Les femmes ne travaillaient pas dehors; elles restaient à la maison et tenaient le ménage; les enfants allaient à l’école à pied, on ne devait pas les y conduire et les problèmes de garderie n’existaient pas; les frigos non plus et il fallait faire les courses tous les jours dans les petits magasins du quartier: autant d’occasions de papotage et de contacts humains.
Dans les familles ouvrières, généralement le mari remettait sa quinzaine à sa femme et c’était elle qui gérait tout; à tel point que l’épouse donnait à son mari son "dimanche" pour son tabac et, éventuellement, pour une petite "goutte" avec les amis.
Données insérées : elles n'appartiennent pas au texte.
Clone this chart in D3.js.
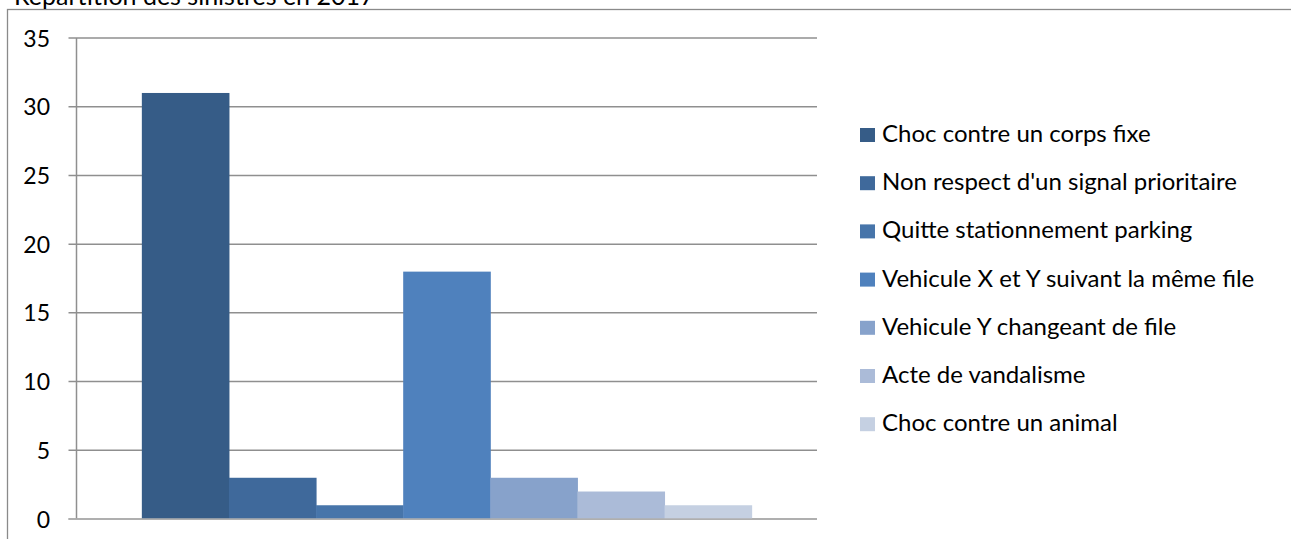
<!DOCTYPE html>
<html>
<head>
<meta charset="utf-8">
<script src="https://cdn.jsdelivr.net/npm/d3@7"></script>
<style>
  body { margin:0; background:#fff; overflow:hidden; }
  svg text { font-family: Lato, "Liberation Sans", sans-serif; fill:#000; }
</style>
</head>
<body>
<svg id="chart" width="1291" height="539"></svg>
<script>
(function(){

var title = "Répartition des sinistres en 2017";
var categories = ["Choc contre un corps fixe", "Non respect d'un signal prioritaire",
  "Quitte stationnement parking", "Vehicule X et Y suivant la même file",
  "Vehicule Y changeant de file", "Acte de vandalisme", "Choc contre un animal"];
var values = [31, 3, 1, 18, 3, 2, 1];
var yTicks = [0, 5, 10, 15, 20, 25, 30, 35];
var colors = ["#365c87", "#3f699b", "#4775aa", "#4f81bd", "#87a2cb", "#abbbd8", "#c5d0e2"];

var svg = d3.select("#chart");
var grid = "#8f8f8f";

// outer frame of the chart area (runs off the picture right and bottom)
svg.append("rect")
  .attr("x", 7.5).attr("y", 9.5)
  .attr("width", 1400).attr("height", 600)
  .attr("fill", "none").attr("stroke", "#8a8a8a").attr("stroke-width", 1.3);

// title, mostly clipped at the top like in the source
svg.append("text")
  .attr("x", 14).attr("y", 5)
  .style("font-size", "25px")
  .text(title);

var left = 76.5, right = 817, top = 38, bottom = 519;

var y = d3.scaleLinear().domain([0, 35]).range([bottom, top]);

// one group, excel style gap of 150%
var x0 = d3.scaleBand().domain(["2017"]).range([left, right])
  .paddingInner(1.5 / 8.5).paddingOuter(0.75 / 8.5);
var x1 = d3.scaleBand().domain(categories).range([0, x0.bandwidth()]);

// gridlines + ticks
svg.append("g").selectAll("line")
  .data(yTicks)
  .enter().append("line")
  .attr("x1", left - 8).attr("x2", right)
  .attr("y1", function(d){ return y(d); })
  .attr("y2", function(d){ return y(d); })
  .attr("stroke", grid).attr("stroke-width", 1.5);

// y axis line
svg.append("line")
  .attr("x1", left).attr("x2", left)
  .attr("y1", top).attr("y2", bottom)
  .attr("stroke", grid).attr("stroke-width", 1.5);

// y labels
svg.append("g").selectAll("text")
  .data(yTicks)
  .enter().append("text")
  .attr("x", 50)
  .attr("y", function(d){ return y(d) + 8.5; })
  .attr("text-anchor", "end")
  .style("font-size", "23px")
  .text(function(d){ return d; });

// bars
svg.append("g")
  .attr("transform", "translate(" + x0("2017") + ",0)")
  .selectAll("rect")
  .data(values)
  .enter().append("rect")
  .attr("x", function(d, i){ return x1(categories[i]); })
  .attr("width", x1.bandwidth() + 0.5)
  .attr("y", function(d){ return y(d); })
  .attr("height", function(d){ return bottom - y(d); })
  .attr("fill", function(d, i){ return colors[i]; });

// baseline over the bars
svg.append("line")
  .attr("x1", left - 8).attr("x2", right)
  .attr("y1", bottom).attr("y2", bottom)
  .attr("stroke", "#b0b0b0").attr("stroke-width", 1.5);

// legend
var legend = svg.append("g").selectAll("g")
  .data(categories)
  .enter().append("g")
  .attr("transform", function(d, i){ return "translate(860," + (142 + i * 48.2) + ")"; });

legend.append("rect")
  .attr("x", 0).attr("y", -14)
  .attr("width", 15).attr("height", 14)
  .attr("fill", function(d, i){ return colors[i]; });

legend.append("text")
  .attr("x", 22).attr("y", 0)
  .style("font-size", "24px")
  .text(function(d){ return d; });

})();
</script>
</body>
</html>
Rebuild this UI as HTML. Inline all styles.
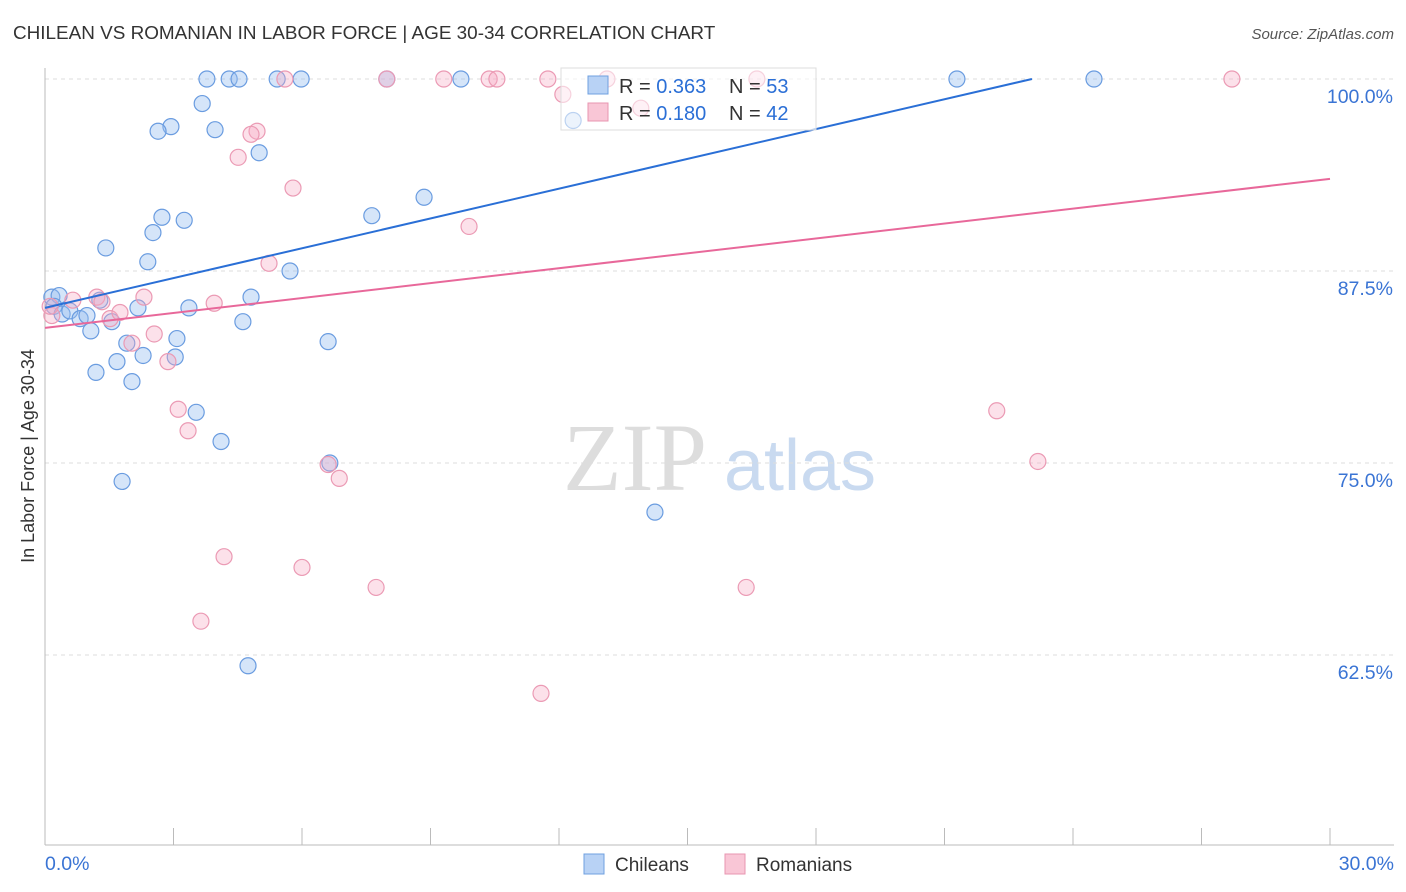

La plupart du temps, le mari était socialiste et non croyant, la femme allait à la messe et les enfants étaient baptisés et faisaient leur communion. Le parti socialiste s’est longtemps opposé au vote des femmes parce qu’il craignait que, sous l’influence des curés, elles votent en masse pour le parti catholique; cette crainte s’est révélée sans fondement: le vote des femmes n’a pas changé grand’chose; elles ont voté plutôt selon leur conscience de classe que selon les directives des curés. A ce sujet il me revient à l’esprit une petite chanson que chantait ma maman, composée à l’occasion d’une élection remportée par les socialistes:
Mayanne a voté
po nosse liberté,
po l’party del djustisse;
rédjouïhons nos et votons tos po les socialistes.
Il restait dans les classes populaires un vieux fond d’anticléricalisme, lié à l’idée que les curés sont toujours du côté des riches.